Start of Available data

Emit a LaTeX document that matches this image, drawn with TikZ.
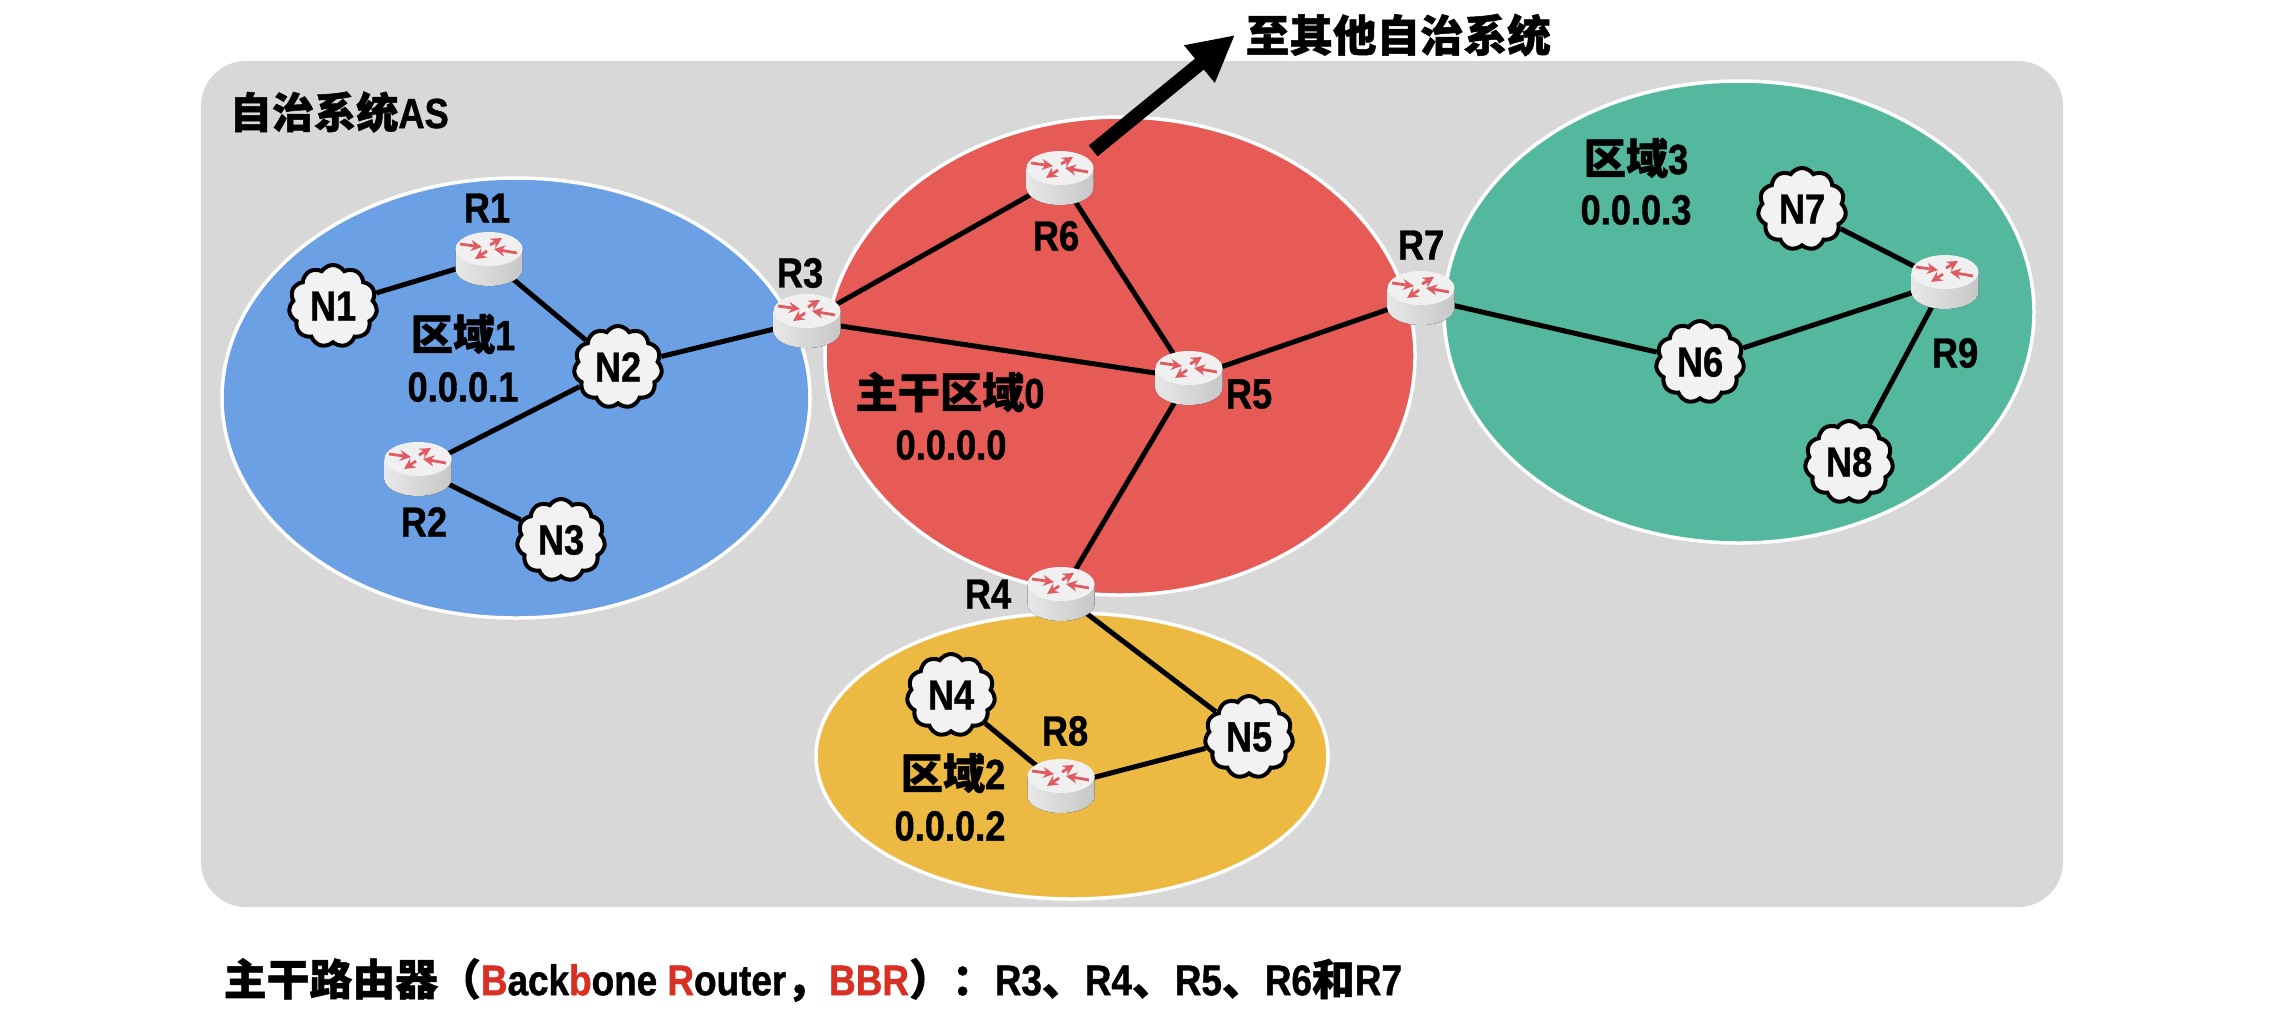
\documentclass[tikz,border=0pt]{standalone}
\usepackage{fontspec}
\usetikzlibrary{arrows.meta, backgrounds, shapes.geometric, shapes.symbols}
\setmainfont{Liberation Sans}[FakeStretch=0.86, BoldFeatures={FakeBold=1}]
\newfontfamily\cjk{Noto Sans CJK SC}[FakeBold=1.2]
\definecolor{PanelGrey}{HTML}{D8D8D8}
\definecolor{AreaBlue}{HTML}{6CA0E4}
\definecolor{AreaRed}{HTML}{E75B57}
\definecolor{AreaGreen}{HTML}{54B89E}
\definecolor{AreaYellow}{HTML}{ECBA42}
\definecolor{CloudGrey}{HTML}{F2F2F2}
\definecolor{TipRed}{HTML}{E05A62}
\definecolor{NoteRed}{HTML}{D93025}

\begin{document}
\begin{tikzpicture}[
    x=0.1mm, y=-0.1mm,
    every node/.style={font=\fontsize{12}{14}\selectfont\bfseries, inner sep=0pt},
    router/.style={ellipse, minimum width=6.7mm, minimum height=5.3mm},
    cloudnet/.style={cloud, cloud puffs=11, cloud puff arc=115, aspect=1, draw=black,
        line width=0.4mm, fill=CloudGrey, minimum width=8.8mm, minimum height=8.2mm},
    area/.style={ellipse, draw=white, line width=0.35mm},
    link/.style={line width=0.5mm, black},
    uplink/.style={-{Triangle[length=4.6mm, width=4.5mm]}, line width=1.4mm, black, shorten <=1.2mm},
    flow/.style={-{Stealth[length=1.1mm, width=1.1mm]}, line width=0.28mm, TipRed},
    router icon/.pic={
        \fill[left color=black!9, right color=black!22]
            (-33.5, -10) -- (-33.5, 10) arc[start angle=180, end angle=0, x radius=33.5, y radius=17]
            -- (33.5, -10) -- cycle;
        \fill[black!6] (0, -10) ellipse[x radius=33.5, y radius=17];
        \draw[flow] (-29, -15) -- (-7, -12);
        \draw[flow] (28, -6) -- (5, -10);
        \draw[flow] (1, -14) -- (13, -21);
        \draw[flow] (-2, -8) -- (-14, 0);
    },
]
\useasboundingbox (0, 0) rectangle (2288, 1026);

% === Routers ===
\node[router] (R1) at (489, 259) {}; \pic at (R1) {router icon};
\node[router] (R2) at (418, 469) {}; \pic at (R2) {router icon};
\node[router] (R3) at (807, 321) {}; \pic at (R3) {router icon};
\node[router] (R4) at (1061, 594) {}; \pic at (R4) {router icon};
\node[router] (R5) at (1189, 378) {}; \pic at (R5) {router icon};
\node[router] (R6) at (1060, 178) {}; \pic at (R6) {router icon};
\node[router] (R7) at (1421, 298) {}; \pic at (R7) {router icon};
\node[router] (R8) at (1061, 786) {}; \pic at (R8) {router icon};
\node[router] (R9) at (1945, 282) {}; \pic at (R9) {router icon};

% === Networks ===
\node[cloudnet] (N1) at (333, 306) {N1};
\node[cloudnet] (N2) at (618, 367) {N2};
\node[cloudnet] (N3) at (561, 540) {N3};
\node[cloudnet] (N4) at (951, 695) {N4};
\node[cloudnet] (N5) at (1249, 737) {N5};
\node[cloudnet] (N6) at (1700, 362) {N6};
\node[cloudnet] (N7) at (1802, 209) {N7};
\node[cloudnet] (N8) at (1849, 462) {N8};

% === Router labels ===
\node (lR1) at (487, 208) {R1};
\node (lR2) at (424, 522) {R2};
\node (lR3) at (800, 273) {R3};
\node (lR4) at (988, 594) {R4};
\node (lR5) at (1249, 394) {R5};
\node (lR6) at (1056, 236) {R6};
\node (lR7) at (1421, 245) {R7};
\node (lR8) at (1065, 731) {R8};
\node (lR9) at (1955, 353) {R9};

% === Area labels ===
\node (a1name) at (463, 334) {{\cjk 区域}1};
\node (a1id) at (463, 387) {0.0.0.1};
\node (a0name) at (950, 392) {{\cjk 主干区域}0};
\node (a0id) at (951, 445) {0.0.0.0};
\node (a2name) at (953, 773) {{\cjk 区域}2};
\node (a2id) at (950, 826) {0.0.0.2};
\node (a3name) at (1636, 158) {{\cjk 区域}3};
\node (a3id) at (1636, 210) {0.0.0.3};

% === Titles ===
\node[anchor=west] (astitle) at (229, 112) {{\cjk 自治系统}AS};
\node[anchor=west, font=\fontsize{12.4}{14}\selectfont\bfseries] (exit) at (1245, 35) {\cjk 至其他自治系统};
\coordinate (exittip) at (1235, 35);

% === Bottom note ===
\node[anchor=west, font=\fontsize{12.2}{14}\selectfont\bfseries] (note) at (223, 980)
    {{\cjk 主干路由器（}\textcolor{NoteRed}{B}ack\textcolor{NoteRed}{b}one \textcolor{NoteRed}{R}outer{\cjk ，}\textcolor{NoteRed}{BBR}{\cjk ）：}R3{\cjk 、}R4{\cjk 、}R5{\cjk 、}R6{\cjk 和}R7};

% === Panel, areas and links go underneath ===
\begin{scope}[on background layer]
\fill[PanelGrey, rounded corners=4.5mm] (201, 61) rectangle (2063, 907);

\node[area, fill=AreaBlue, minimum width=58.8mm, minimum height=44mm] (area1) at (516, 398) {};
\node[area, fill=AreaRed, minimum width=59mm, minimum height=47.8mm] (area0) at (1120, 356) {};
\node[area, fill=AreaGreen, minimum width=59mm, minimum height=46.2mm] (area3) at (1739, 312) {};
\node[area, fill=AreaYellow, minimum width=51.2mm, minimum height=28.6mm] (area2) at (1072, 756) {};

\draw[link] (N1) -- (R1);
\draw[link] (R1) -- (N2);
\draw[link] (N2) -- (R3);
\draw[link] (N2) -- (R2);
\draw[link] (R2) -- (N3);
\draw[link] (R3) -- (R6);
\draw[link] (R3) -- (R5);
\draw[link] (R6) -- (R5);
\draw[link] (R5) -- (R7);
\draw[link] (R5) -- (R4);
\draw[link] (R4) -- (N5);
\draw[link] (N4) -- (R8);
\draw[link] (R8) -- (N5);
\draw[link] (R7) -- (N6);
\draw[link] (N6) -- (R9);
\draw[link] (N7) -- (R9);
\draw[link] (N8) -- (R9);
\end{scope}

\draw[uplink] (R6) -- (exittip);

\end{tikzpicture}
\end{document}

End of Available data
Start of Available data

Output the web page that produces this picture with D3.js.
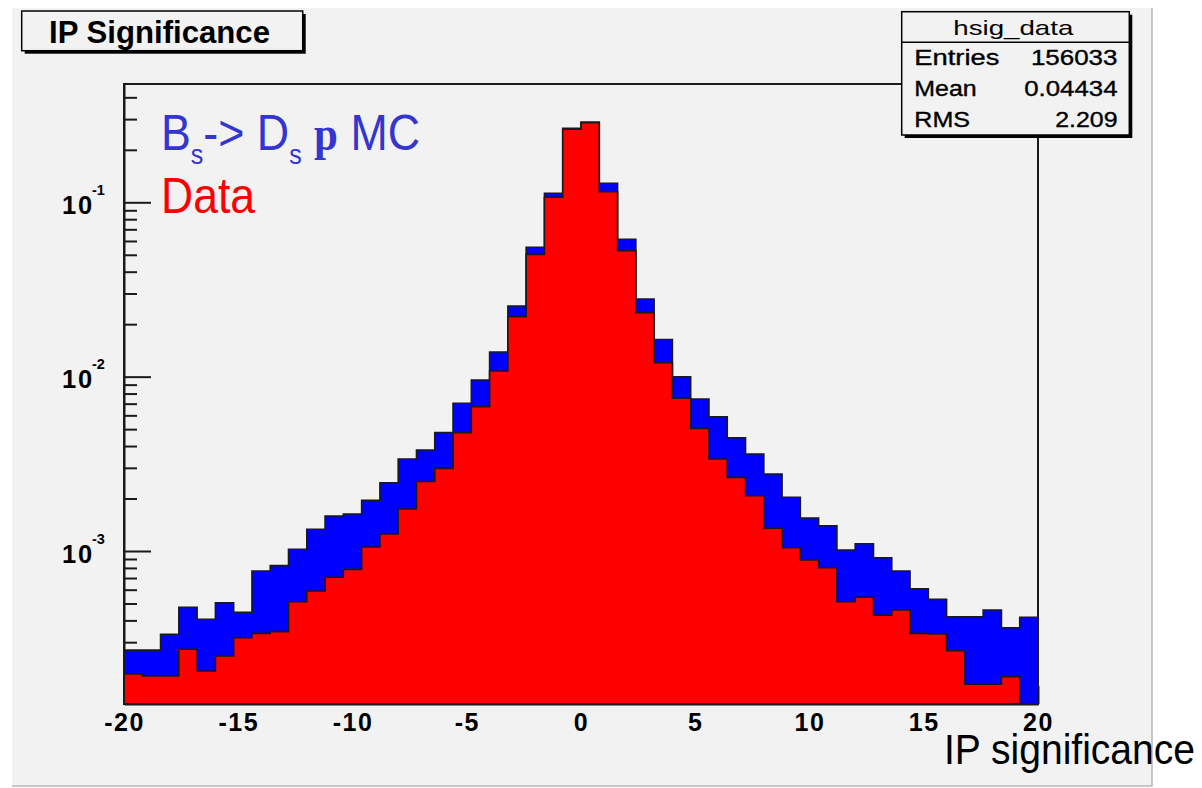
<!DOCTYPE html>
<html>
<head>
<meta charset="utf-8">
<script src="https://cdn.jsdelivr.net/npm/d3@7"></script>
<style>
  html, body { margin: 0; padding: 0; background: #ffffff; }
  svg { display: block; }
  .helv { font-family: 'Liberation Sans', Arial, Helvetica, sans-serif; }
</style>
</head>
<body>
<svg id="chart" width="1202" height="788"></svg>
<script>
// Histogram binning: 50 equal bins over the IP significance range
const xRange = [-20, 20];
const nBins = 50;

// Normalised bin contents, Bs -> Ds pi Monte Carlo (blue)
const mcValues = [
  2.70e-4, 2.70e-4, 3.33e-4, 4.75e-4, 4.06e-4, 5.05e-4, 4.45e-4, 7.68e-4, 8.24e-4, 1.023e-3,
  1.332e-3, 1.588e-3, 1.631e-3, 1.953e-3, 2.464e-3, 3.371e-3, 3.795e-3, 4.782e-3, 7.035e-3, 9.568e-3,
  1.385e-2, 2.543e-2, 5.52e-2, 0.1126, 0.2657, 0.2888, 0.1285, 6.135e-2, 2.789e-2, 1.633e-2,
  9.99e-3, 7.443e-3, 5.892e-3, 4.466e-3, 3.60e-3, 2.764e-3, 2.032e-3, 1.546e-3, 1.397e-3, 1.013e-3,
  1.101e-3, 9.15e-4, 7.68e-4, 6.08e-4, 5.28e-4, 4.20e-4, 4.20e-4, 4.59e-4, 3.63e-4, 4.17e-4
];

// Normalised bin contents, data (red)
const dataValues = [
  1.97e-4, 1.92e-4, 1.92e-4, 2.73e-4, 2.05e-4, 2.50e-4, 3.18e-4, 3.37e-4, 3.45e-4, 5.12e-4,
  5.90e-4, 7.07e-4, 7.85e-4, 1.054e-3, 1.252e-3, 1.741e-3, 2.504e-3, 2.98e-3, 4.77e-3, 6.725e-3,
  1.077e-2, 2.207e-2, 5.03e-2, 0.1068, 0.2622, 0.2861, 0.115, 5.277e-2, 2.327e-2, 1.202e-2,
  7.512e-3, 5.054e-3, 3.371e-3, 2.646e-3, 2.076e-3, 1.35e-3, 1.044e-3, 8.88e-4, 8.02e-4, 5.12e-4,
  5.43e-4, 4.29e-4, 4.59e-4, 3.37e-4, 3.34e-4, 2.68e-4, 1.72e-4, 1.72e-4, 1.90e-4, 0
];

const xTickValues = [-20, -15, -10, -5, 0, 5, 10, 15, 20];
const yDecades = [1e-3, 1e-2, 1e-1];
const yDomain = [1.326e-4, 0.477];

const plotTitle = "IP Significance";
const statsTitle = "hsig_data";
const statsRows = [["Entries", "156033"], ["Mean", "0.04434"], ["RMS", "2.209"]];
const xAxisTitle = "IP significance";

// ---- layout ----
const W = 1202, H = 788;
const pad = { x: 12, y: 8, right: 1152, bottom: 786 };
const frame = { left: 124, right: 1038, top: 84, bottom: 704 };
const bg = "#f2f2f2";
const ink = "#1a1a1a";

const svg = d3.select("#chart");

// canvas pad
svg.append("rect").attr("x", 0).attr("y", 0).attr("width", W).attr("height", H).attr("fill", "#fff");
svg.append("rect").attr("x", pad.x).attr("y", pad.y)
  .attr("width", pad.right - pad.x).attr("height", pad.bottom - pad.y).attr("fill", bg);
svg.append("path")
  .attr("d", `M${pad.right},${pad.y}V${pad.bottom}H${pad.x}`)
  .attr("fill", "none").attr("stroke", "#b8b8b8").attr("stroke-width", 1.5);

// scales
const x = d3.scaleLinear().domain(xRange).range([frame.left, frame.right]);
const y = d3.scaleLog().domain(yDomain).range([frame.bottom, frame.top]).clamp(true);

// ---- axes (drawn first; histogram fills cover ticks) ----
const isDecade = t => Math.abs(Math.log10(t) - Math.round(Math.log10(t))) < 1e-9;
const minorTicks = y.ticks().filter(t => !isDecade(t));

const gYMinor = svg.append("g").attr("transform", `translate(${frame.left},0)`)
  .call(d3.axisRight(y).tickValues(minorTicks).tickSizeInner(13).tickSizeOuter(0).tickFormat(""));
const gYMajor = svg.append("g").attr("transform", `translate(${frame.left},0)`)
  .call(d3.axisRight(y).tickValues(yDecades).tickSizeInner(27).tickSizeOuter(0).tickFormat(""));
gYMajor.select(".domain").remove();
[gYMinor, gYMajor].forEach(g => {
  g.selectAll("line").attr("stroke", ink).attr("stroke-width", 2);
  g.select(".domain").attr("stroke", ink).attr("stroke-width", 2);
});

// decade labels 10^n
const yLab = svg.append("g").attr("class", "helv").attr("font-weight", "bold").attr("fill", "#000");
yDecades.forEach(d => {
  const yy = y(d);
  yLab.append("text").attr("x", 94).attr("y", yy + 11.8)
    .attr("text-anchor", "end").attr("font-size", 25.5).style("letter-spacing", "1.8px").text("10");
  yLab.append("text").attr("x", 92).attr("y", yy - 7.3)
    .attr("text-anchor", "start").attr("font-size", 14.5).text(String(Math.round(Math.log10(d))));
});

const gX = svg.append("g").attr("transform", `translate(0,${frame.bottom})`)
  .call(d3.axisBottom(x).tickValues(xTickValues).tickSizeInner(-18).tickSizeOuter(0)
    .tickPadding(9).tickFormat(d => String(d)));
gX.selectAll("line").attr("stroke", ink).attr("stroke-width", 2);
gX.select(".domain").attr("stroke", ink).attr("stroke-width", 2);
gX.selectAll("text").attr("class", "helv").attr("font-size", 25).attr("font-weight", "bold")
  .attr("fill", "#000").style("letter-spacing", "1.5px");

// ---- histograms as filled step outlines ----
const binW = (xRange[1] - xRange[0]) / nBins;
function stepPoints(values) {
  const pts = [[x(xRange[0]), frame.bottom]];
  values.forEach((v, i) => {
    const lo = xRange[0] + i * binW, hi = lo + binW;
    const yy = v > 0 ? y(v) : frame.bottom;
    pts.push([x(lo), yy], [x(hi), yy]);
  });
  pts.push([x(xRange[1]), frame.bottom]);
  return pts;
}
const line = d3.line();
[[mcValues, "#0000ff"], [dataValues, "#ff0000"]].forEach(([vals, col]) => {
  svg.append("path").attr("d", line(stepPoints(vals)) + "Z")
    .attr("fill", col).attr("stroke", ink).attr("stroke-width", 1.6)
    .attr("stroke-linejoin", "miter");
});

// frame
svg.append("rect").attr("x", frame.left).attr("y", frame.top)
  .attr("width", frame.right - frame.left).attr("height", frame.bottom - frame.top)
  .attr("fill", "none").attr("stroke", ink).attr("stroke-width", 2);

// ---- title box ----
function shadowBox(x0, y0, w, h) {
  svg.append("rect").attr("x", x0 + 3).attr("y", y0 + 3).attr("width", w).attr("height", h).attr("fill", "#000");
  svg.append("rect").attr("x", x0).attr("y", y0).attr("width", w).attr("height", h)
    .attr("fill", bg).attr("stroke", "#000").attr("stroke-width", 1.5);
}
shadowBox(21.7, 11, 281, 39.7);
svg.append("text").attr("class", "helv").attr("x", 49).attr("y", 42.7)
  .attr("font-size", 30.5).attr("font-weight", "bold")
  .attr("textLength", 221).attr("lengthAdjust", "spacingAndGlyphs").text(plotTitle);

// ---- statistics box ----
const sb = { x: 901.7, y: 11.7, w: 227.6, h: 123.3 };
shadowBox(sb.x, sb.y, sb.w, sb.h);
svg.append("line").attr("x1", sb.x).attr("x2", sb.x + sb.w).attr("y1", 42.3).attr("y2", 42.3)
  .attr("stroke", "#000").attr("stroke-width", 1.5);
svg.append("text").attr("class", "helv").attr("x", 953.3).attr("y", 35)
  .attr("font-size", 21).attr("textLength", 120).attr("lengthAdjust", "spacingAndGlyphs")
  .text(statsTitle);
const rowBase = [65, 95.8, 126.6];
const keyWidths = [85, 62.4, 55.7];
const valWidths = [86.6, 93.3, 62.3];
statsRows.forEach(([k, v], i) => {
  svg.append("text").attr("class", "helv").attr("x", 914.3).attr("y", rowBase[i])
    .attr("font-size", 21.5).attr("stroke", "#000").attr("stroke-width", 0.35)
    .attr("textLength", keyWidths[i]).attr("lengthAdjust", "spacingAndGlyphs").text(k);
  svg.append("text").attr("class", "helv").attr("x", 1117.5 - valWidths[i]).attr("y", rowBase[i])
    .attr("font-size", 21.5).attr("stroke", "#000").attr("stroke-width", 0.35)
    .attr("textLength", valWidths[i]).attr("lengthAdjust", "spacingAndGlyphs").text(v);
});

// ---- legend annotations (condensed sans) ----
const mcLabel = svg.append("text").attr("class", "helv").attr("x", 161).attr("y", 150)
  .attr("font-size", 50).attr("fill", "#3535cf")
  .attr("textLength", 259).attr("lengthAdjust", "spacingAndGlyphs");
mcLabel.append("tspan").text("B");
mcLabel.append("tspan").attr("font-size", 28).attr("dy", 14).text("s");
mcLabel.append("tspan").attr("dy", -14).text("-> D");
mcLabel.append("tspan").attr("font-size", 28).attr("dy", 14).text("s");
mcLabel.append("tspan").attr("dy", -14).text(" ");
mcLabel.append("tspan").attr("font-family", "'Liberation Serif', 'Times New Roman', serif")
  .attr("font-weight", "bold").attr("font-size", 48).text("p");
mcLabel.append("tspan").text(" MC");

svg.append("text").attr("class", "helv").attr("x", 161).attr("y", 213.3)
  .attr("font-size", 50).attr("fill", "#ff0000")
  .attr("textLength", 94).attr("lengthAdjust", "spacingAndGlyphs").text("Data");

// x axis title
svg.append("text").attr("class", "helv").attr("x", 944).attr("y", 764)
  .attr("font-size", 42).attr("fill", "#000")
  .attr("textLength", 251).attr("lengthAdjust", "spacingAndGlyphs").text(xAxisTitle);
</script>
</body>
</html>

End of Available data

To do: Go back to the listing above and reproduce, exactly, the stretch from the line bearing "Emit a LaTeX" through the line bearing "rectangle (2288, 1026);", without its pictures.

Result:
Emit a LaTeX document that matches this image, drawn with TikZ.
\documentclass[tikz,border=0pt]{standalone}
\usepackage{fontspec}
\usetikzlibrary{arrows.meta, backgrounds, shapes.geometric, shapes.symbols}
\setmainfont{Liberation Sans}[FakeStretch=0.86, BoldFeatures={FakeBold=1}]
\newfontfamily\cjk{Noto Sans CJK SC}[FakeBold=1.2]
\definecolor{PanelGrey}{HTML}{D8D8D8}
\definecolor{AreaBlue}{HTML}{6CA0E4}
\definecolor{AreaRed}{HTML}{E75B57}
\definecolor{AreaGreen}{HTML}{54B89E}
\definecolor{AreaYellow}{HTML}{ECBA42}
\definecolor{CloudGrey}{HTML}{F2F2F2}
\definecolor{TipRed}{HTML}{E05A62}
\definecolor{NoteRed}{HTML}{D93025}

\begin{document}
\begin{tikzpicture}[
    x=0.1mm, y=-0.1mm,
    every node/.style={font=\fontsize{12}{14}\selectfont\bfseries, inner sep=0pt},
    router/.style={ellipse, minimum width=6.7mm, minimum height=5.3mm},
    cloudnet/.style={cloud, cloud puffs=11, cloud puff arc=115, aspect=1, draw=black,
        line width=0.4mm, fill=CloudGrey, minimum width=8.8mm, minimum height=8.2mm},
    area/.style={ellipse, draw=white, line width=0.35mm},
    link/.style={line width=0.5mm, black},
    uplink/.style={-{Triangle[length=4.6mm, width=4.5mm]}, line width=1.4mm, black, shorten <=1.2mm},
    flow/.style={-{Stealth[length=1.1mm, width=1.1mm]}, line width=0.28mm, TipRed},
    router icon/.pic={
        \fill[left color=black!9, right color=black!22]
            (-33.5, -10) -- (-33.5, 10) arc[start angle=180, end angle=0, x radius=33.5, y radius=17]
            -- (33.5, -10) -- cycle;
        \fill[black!6] (0, -10) ellipse[x radius=33.5, y radius=17];
        \draw[flow] (-29, -15) -- (-7, -12);
        \draw[flow] (28, -6) -- (5, -10);
        \draw[flow] (1, -14) -- (13, -21);
        \draw[flow] (-2, -8) -- (-14, 0);
    },
]
\useasboundingbox (0, 0) rectangle (2288, 1026);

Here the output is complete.